Doing research for my current project I expected to find plenty of facts relating to the American West. My third book takes place during the Spanish American War and follows the famed First Volunteers, better known as Roosevelt’s Rough Riders.
I figured I would find plenty of accounts like that of Oklahoma cowboy and bronc buster Bill McGinty. Indeed, the Rough Rider’s had their share of western archetypes. Hard men from the western plains and southwest mountains. Images of sunburnt, crude, slow talking men may fill our imagination thanks to film and books.
What does not come to mind is a cowboy sitting in the shade with a book. Literature is not often associated with our western heroes. However, in 1898 as the Rough Rider’s made their way from the training grounds of San Antonio, Texas to war in Cuba they passed the time reading books and magazines. The popular books at that time were Stephen Crane’s The Red Badge of Courage, Bram Stoker’s Dracula, and H.G. Wells’ The War of the Worlds. What we consider classics today were best sellers then.
Cosmopolitan magazine serialized The War of the Worlds in 1897. Imagine a hardened veteran of the Apache Wars riding in a train car bound for Tampa, Florida. A waiting him is an armada to carry him and thousands of soldiers to Cuba.
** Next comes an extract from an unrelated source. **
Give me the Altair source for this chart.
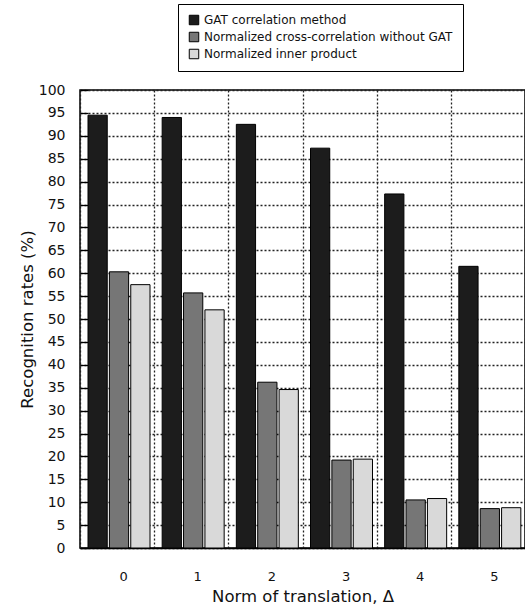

From his lips hangs a hand rolled cigarette, smoke hovering in the air. His gaze is fixed on what he holds in his hands. In those sun burnt and scarred hands is an issue of Cosmo.

I would wager that most college graduates today never read one of those books. They might have seen the Tom Cruise movie. If they had an honor’s class, they googled The Red Badge of Courage for a report. More recently they asked A.I. to summarize it before taking a test.
Any generation can fall into the trap of thinking it is more advanced than the ones before them. As literacy rates plummet across the United States more and more people ask A.I. to “explain this please.” I have the feeling that the average cowboy in the 1890’s could pass today’s honor’s classes easily.